I know there have been several questions on this subject already, but none help me resolve my problem.
I have to replace names in a CSV document when they follow the tags {SPEAKER}
or {GROUP OF SPEAKERS}
.
The erroneous part of my script is:
list_speakers = re.compile(r'^\{GROUP OF SPEAKERS\}\t(.*)|^\{SPEAKER\}\t(.*)')
usernames = set()
for f in corpus:
with open(f, "r", encoding=encoding) as fin:
line = fin.readline()
while line:
line = line.rstrip()
if not line:
line = fin.readline()
continue
if not list_speakers.match(line):
line = fin.readline()
continue
names = list_speakers.sub(r'\1', line)
names = names.split(", ")
for name in names:
usernames.add(name)
line = fin.readline()
However, I receive the following error message :
File "/usr/lib/python2.7/re.py", line 291, in filter
return sre_parse.expand_template(template, match)

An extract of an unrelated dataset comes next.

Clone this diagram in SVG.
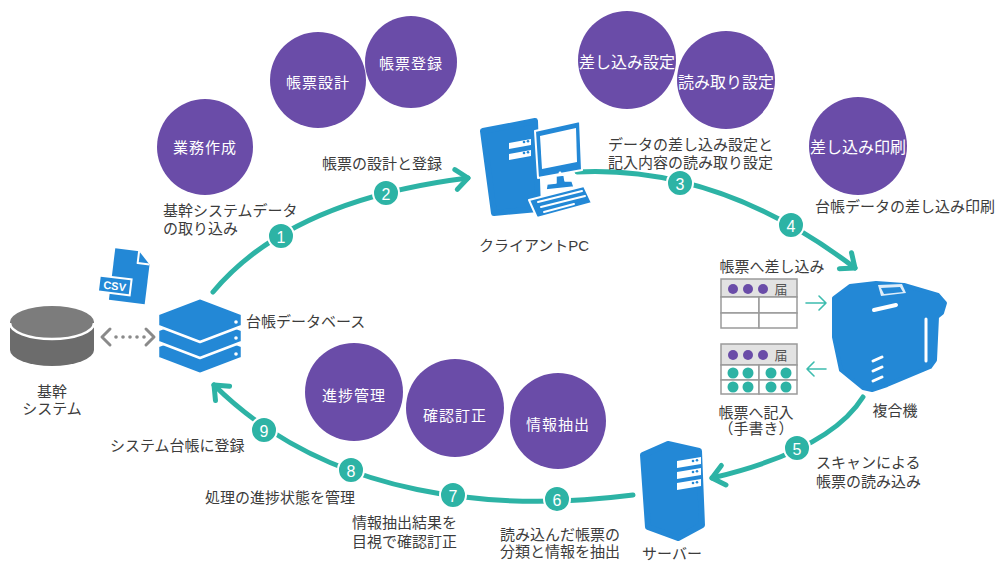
<svg xmlns="http://www.w3.org/2000/svg" width="997" height="563" viewBox="0 0 997 563">
  <defs>
    <style>
      text { font-family: "Liberation Sans", "Noto Sans CJK JP", sans-serif; }
      .lbl { font-size: 15px; fill: #3c3c3c; }
      .mid { text-anchor: middle; }
      .bub { fill: #6a4ca8; }
      .bubtxt { font-size: 15px; fill: #ffffff; text-anchor: middle; dominant-baseline: central; letter-spacing: 1px; }
      .bubtxt6 { font-size: 16px; fill: #ffffff; text-anchor: middle; dominant-baseline: central; }
      .flow { fill: none; stroke: #2db3a5; stroke-width: 5; stroke-linecap: round; }
      .num circle { fill: #2db3a5; stroke: #ffffff; stroke-width: 2; }
      .num text { font-size: 16px; fill: #ffffff; text-anchor: middle; dominant-baseline: central; }
      .blue { fill: #2388d6; }
      .wline { stroke: #ffffff; stroke-linecap: round; fill: none; }
      .cell { fill: #ffffff; stroke: #9a9a9a; stroke-width: 1.5; }
      .head { fill: #e2e2e2; stroke: #9a9a9a; stroke-width: 1.5; }
      .pdot { fill: #6a4ca8; }
      .tdot { fill: #2db3a5; }
      .thin { fill: none; stroke: #3dbcae; stroke-width: 1.6; stroke-linecap: round; stroke-linejoin: round; }
    </style>
    <marker id="chev" markerUnits="userSpaceOnUse" viewBox="0 0 22 26" markerWidth="22" markerHeight="26" refX="18" refY="13" orient="auto">
      <path d="M6,3 L18,13 L6,23" fill="none" stroke="#2db3a5" stroke-width="5" stroke-linecap="round" stroke-linejoin="round"/>
    </marker>
  </defs>

  <rect width="997" height="563" fill="#ffffff"/>

  <!-- process cycle -->
  <g id="connectors">
    <path class="flow" d="M213,292 Q290,200 468,178" marker-end="url(#chev)"/>
    <path class="flow" d="M577,172 Q720,165 855,268" marker-end="url(#chev)"/>
    <path class="flow" d="M863,397 Q830,450 712,478" marker-end="url(#chev)"/>
    <path class="flow" d="M633,495 C500,512 330,500 214,385" marker-end="url(#chev)"/>
    <!-- dotted link between core system and ledger DB -->
    <g fill="none" stroke="#8a8a8a" stroke-width="3" stroke-linecap="round" stroke-linejoin="round">
      <path d="M110,329 L102,337 L110,345"/>
      <path d="M146,329 L154,337 L146,345"/>
    </g>
    <g fill="#8a8a8a">
      <circle cx="116" cy="337" r="1.8"/>
      <circle cx="123" cy="337" r="1.8"/>
      <circle cx="130" cy="337" r="1.8"/>
      <circle cx="137" cy="337" r="1.8"/>
      <circle cx="144" cy="337" r="1.8"/>
    </g>
  </g>

  <!-- step numbers -->
  <g id="steps" class="num">
    <g id="step1"><circle cx="281" cy="236" r="13"/><text x="281" y="237">1</text></g>
    <g id="step2"><circle cx="386" cy="193" r="13"/><text x="386" y="194">2</text></g>
    <g id="step3"><circle cx="680" cy="183" r="13"/><text x="680" y="184">3</text></g>
    <g id="step4"><circle cx="791" cy="225" r="13"/><text x="791" y="226">4</text></g>
    <g id="step5"><circle cx="797" cy="448" r="13"/><text x="797" y="449">5</text></g>
    <g id="step6"><circle cx="557" cy="499" r="13"/><text x="557" y="500">6</text></g>
    <g id="step7"><circle cx="453" cy="495" r="13"/><text x="453" y="496">7</text></g>
    <g id="step8"><circle cx="351" cy="470" r="13"/><text x="351" y="471">8</text></g>
    <g id="step9"><circle cx="264" cy="430" r="13"/><text x="264" y="431">9</text></g>
  </g>

  <!-- task bubbles -->
  <g id="bubble-gyomu"><circle class="bub" cx="205" cy="147" r="48"/><text class="bubtxt" x="205" y="147">業務作成</text></g>
  <g id="bubble-sekkei"><circle class="bub" cx="318" cy="80" r="48"/><text class="bubtxt" x="318" y="82">帳票設計</text></g>
  <g id="bubble-toroku"><circle class="bub" cx="411" cy="62" r="46"/><text class="bubtxt" x="411" y="63">帳票登録</text></g>
  <g id="bubble-sashikomi"><circle class="bub" cx="627" cy="60" r="49"/><text class="bubtxt6" x="627" y="62">差し込み設定</text></g>
  <g id="bubble-yomitori"><circle class="bub" cx="726" cy="80" r="49"/><text class="bubtxt6" x="726" y="82">読み取り設定</text></g>
  <g id="bubble-insatsu"><circle class="bub" cx="858" cy="146" r="49"/><text class="bubtxt6" x="858" y="147">差し込み印刷</text></g>
  <g id="bubble-shincho"><circle class="bub" cx="354" cy="392" r="49"/><text class="bubtxt" x="354" y="395">進捗管理</text></g>
  <g id="bubble-kakunin"><circle class="bub" cx="455" cy="408" r="49"/><text class="bubtxt" x="455" y="415">確認訂正</text></g>
  <g id="bubble-chushutsu"><circle class="bub" cx="558" cy="421" r="48"/><text class="bubtxt" x="558" y="424">情報抽出</text></g>

  <!-- core system (cylinder) -->
  <g id="core-system">
    <path d="M10,322 L10,350 A42,16 0 0 0 94,350 L94,322 Z" fill="#6c6c6c"/>
    <ellipse cx="52" cy="322" rx="42" ry="16" fill="#7c7c7c"/>
    <path d="M10,323 A42,16 0 0 0 94,323" fill="none" stroke="#ffffff" stroke-width="2.5"/>
    <text class="lbl mid" x="52" y="397">基幹</text>
    <text class="lbl mid" x="52" y="414">システム</text>
  </g>

  <!-- CSV file -->
  <g id="csv-file" transform="rotate(7 128 276)">
    <path class="blue" d="M112,250 L136,250 L148,262 L148,302 L112,302 Z"/>
    <path d="M136,250 L136,262 L148,262" fill="none" stroke="#ffffff" stroke-width="2" stroke-linejoin="round"/>
    <rect x="100" y="279" width="32" height="16" fill="#2388d6" stroke="#ffffff" stroke-width="2"/>
    <text x="116" y="291.5" font-size="11" font-weight="bold" fill="#ffffff" text-anchor="middle">CSV</text>
  </g>

  <!-- ledger database -->
  <g id="ledger-db">
    <g class="blue" stroke="#ffffff" stroke-width="2.5" stroke-linejoin="round">
      <path d="M158,346 L200,330 L242,346 L242,358 L200,374 L158,358 Z"/>
      <path d="M158,330 L200,314 L242,330 L242,342 L200,358 L158,342 Z"/>
      <path d="M158,314 L200,298 L242,314 L242,326 L200,342 L158,326 Z"/>
    </g>
    <g fill="#ffffff">
      <circle cx="236" cy="322" r="1.8"/>
      <circle cx="236" cy="338" r="1.8"/>
      <circle cx="236" cy="354" r="1.8"/>
    </g>
    <text class="lbl" x="246" y="327">台帳データベース</text>
  </g>

  <!-- client PC -->
  <g id="client-pc">
    <path class="blue" stroke="#2388d6" stroke-width="6" stroke-linejoin="round" d="M483,131 L535,121 L538,209 L494,213 Z"/>
    <g fill="#ffffff">
      <path d="M509,143 L531,139 L531,145 L509,149 Z"/>
      <path d="M509,154 L531,150 L531,156 L509,160 Z"/>
    </g>
    <g fill="#2388d6">
      <circle cx="524" cy="142" r="1.3"/><circle cx="528" cy="141.3" r="1.3"/>
      <circle cx="524" cy="153" r="1.3"/><circle cx="528" cy="152.3" r="1.3"/>
    </g>
    <path d="M535,131 L580,121 L582,170 L538,178 Z" fill="#2388d6" stroke="#ffffff" stroke-width="2" stroke-linejoin="round"/>
    <path d="M540,136 L576,128 L577,162 L542,169 Z" fill="#ffffff"/>
    <circle cx="560" cy="173" r="1.4" fill="#ffffff"/>
    <path d="M556,176 L564,175 L565,181 L572,181 L574,187 L546,190 L547,184 L556,183 Z" fill="#2388d6" stroke="#ffffff" stroke-width="1.5" stroke-linejoin="round"/>
    <path d="M529,200 L584,186 L592,203 L537,218 Z" fill="#2388d6" stroke="#ffffff" stroke-width="2" stroke-linejoin="round"/>
    <g class="wline" stroke-width="2">
      <path d="M538,202 L582,191"/>
      <path d="M541,207 L585,196"/>
      <path d="M544,212 L574,204"/>
    </g>
    <text class="lbl mid" x="534" y="251">クライアントPC</text>
  </g>

  <!-- multifunction printer -->
  <g id="mfp">
    <path class="blue" stroke="#2388d6" stroke-width="4" stroke-linejoin="round" d="M834,298 L850,286 L876,283 L904,285 L921,290 L938,295 L945,303 L942,313 L937,317 L935,360 L930,367 L887,385 L872,390 L863,388 L841,370 L834,337 Z"/>
    <path d="M878,285 L902,284 L906,293 L881,296 Z" fill="#ffffff" opacity="0.85"/>
    <path d="M881,288 L900,287 L903,292 L884,294 Z" fill="#2388d6"/>
    <g class="wline">
      <path d="M874,310 L896,305" stroke-width="4"/>
      <path d="M926,319 L926,361" stroke-width="3"/>
      <path d="M873,361 L882,357" stroke-width="3"/>
      <path d="M873,371 L882,367" stroke-width="3"/>
      <path d="M873,381 L882,377" stroke-width="3"/>
    </g>
    <text class="lbl mid" x="895" y="416">複合機</text>
  </g>

  <!-- form to be printed -->
  <g id="form-print">
    <text class="lbl mid" x="772" y="272">帳票へ差し込み</text>
    <rect class="head" x="721" y="279" width="76" height="18"/>
    <rect class="cell" x="721" y="297" width="38" height="16"/>
    <rect class="cell" x="759" y="297" width="38" height="16"/>
    <rect class="cell" x="721" y="313" width="38" height="15"/>
    <rect class="cell" x="759" y="313" width="38" height="15"/>
    <circle class="pdot" cx="733" cy="289" r="5"/>
    <circle class="pdot" cx="748" cy="289" r="5"/>
    <circle class="pdot" cx="763" cy="289" r="5"/>
    <text x="781" y="294" font-size="13" fill="#555555" text-anchor="middle">届</text>
    <path class="thin" d="M806,303 L826,303 M819,296 L826,303 L819,310"/>
  </g>

  <!-- handwritten form -->
  <g id="form-written">
    <rect class="head" x="721" y="344" width="76" height="21"/>
    <rect class="cell" x="721" y="365" width="38" height="15"/>
    <rect class="cell" x="759" y="365" width="38" height="15"/>
    <rect class="cell" x="721" y="380" width="38" height="14"/>
    <rect class="cell" x="759" y="380" width="38" height="14"/>
    <circle class="pdot" cx="733" cy="355" r="5"/>
    <circle class="pdot" cx="748" cy="355" r="5"/>
    <circle class="pdot" cx="763" cy="355" r="5"/>
    <text x="781" y="360" font-size="13" fill="#555555" text-anchor="middle">届</text>
    <g class="tdot">
      <circle cx="733" cy="373" r="5.5"/><circle cx="748" cy="373" r="5.5"/>
      <circle cx="771" cy="373" r="5.5"/><circle cx="786" cy="373" r="5.5"/>
      <circle cx="733" cy="387" r="5.5"/><circle cx="748" cy="387" r="5.5"/>
      <circle cx="771" cy="387" r="5.5"/><circle cx="786" cy="387" r="5.5"/>
    </g>
    <path class="thin" d="M826,369 L807,369 M814,362 L807,369 L814,376"/>
    <text class="lbl mid" x="756" y="418">帳票へ記入</text>
    <text class="lbl mid" x="756" y="434">（手書き）</text>
  </g>

  <!-- server -->
  <g id="server">
    <path class="blue" stroke="#2388d6" stroke-width="6" stroke-linejoin="round" d="M643,455 L668,444 L699,451 L702,525 L678,538 L648,527 Z"/>
    <g fill="#ffffff">
      <path d="M677,461 L701,457 L701,464 L677,468 Z"/>
      <path d="M677,472 L701,468 L701,475 L677,479 Z"/>
      <path d="M677,483 L701,479 L701,486 L677,490 Z"/>
    </g>
    <g fill="#2388d6">
      <circle cx="693" cy="461" r="1.3"/><circle cx="697" cy="460.3" r="1.3"/>
      <circle cx="693" cy="472" r="1.3"/><circle cx="697" cy="471.3" r="1.3"/>
      <circle cx="693" cy="483" r="1.3"/><circle cx="697" cy="482.3" r="1.3"/>
    </g>
    <text class="lbl mid" x="672" y="559">サーバー</text>
  </g>

  <!-- step descriptions -->
  <g id="captions">
    <text class="lbl" x="163" y="216">基幹システムデータ</text>
    <text class="lbl" x="163" y="234">の取り込み</text>
    <text class="lbl" x="322" y="169">帳票の設計と登録</text>
    <text class="lbl" x="608" y="150">データの差し込み設定と</text>
    <text class="lbl" x="608" y="168">記入内容の読み取り設定</text>
    <text class="lbl" x="815" y="212">台帳データの差し込み印刷</text>
    <text class="lbl" x="816" y="468">スキャンによる</text>
    <text class="lbl" x="816" y="487">帳票の読み込み</text>
    <text class="lbl mid" x="560" y="540">読み込んだ帳票の</text>
    <text class="lbl mid" x="560" y="557">分類と情報を抽出</text>
    <text class="lbl" x="352" y="528">情報抽出結果を</text>
    <text class="lbl" x="352" y="547">目視で確認訂正</text>
    <text class="lbl" x="205" y="503">処理の進捗状態を管理</text>
    <text class="lbl" x="110" y="451">システム台帳に登録</text>
  </g>
</svg>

File "/usr/lib/python2.7/sre_parse.py", line 831, in expand_template
raise error, "unmatched group"
sre_constants.error: unmatched group
I am using Python 2.7.
How can I fix this?
The issue is a known one: if the group was not initialized, the backreference is not set to an empty string in Python versions up to 3.5.
You need to make sure there is only one or use a lambda expression as the replacement argument to implement custom replacement logic.
Here, you can easily revampt the regex into a pattern with a single capturing group:
r'^\{(?:GROUP OF SPEAKERS|SPEAKER)\}\t(.*)'
See the regex demo
Details
^
- start of string\{
- a {
(?:GROUP OF SPEAKERS|SPEAKER)
- a non-capturing group matching either GROUP OF SPEAKERS
or SPEAKER
\}
- a }
(you may also write }
, it does not need escaping) \t
- a tab char(.*)
- Group 1: any 0+ chars other than line break chars, as many as possible (the rest of the line).